After the 1890 census, the U.S. Census Bureau announced that there was no longer a contiguous frontier line demarcating vast areas of empty land beyond. The American frontier had been settled into extinction.

A few years later, Turner gave a speech at the Chicago World’s Fair declaring that the frontier had been a definitive element in shaping America’s character: “That coarseness and strength combined with acuteness and acquisitiveness; that practical, inventive turn of mind, quick to find expedients; that masterful grasp of material things, lacking in the artistic but powerful to effect great ends, that restless, nervous energy, that dominant individualism, working for good and for evil, and withal that buoyancy and exuberance which comes with freedom — these are traits of the frontier, or traits called out elsewhere because of the existence of the frontier. Since the days when the fleet of Columbus sailed into the waters of the New World, America has been another name for opportunity, and the people of the United States have taken their tone from the incessant expansion which has not only been open but has even been forced upon them … But never again will such gifts of free land offer themselves.”

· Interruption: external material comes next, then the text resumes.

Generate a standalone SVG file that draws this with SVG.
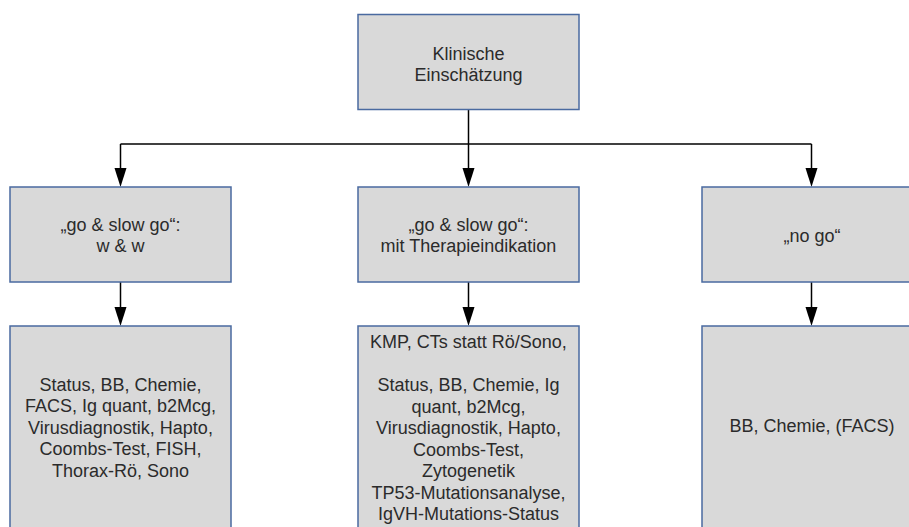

Revisionists, however, question the very concept of an American frontier, since the “free land” Turner refers to was carved from designated Indian lands which were already populated.

Despite all of the arguments about new vs. old history, the facts were never in dispute. Both sides agree that Sand Creek was a travesty censured by the U.S. Congress, Indian treaties were broken, and Jefferson and Washington were slave owners. The only thing in contention is what sort of “narrative” the historian should present, or to put it less academically: How much ink should Americans give their less inspiring actions?

Although Turner’s frontier thesis is often presented as a dominant American concept, it was controversial from the beginning. Turner’s contemporaries thought his ideas sounded too Darwinian — as if America had merely evolved, rather than been shaped by its founders and forged by its principles.

And revisionist historians were certainly not the first to question whether Americans were truly strong, courageous and bold. On the contrary, Americans were often characterized as vainglorious bumpkins.

George Clemenceau, Oscar Wilde and George Bernard Shaw have all been credited with contending that America is the only nation to have passed from barbarism to decadence without passing through Civilization. Only one of them (most likely Clemenceau) could have said it first, but the other two zealously supported such notions.

Likewise Edith Wharton, an American novelist, wrote, “How much longer are we going to think it necessary to be ‘American’ before (or in contradistinction to) being cultivated, being enlightened, being humane, and having the same intellectual discipline as other civilized countries?”

So what was really new about New West thinking? What made it so attention-grabbing? So vibrant? And so infuriating to so many?

For me, its appeal was the idea that what we believe about ourselves really matters. Because Turner was wrong: it’s not the frontier that gives Americans their determination and gall. Nor is it our innate superiority. It is our conviction that what we think is important, whether we be young or old, rich or poor, urban or rural — or right or wrong.

After decades of copy editing, Martha Quillen has not yet found a way to banish errors; so she’s currently trying to learn how to ignore them.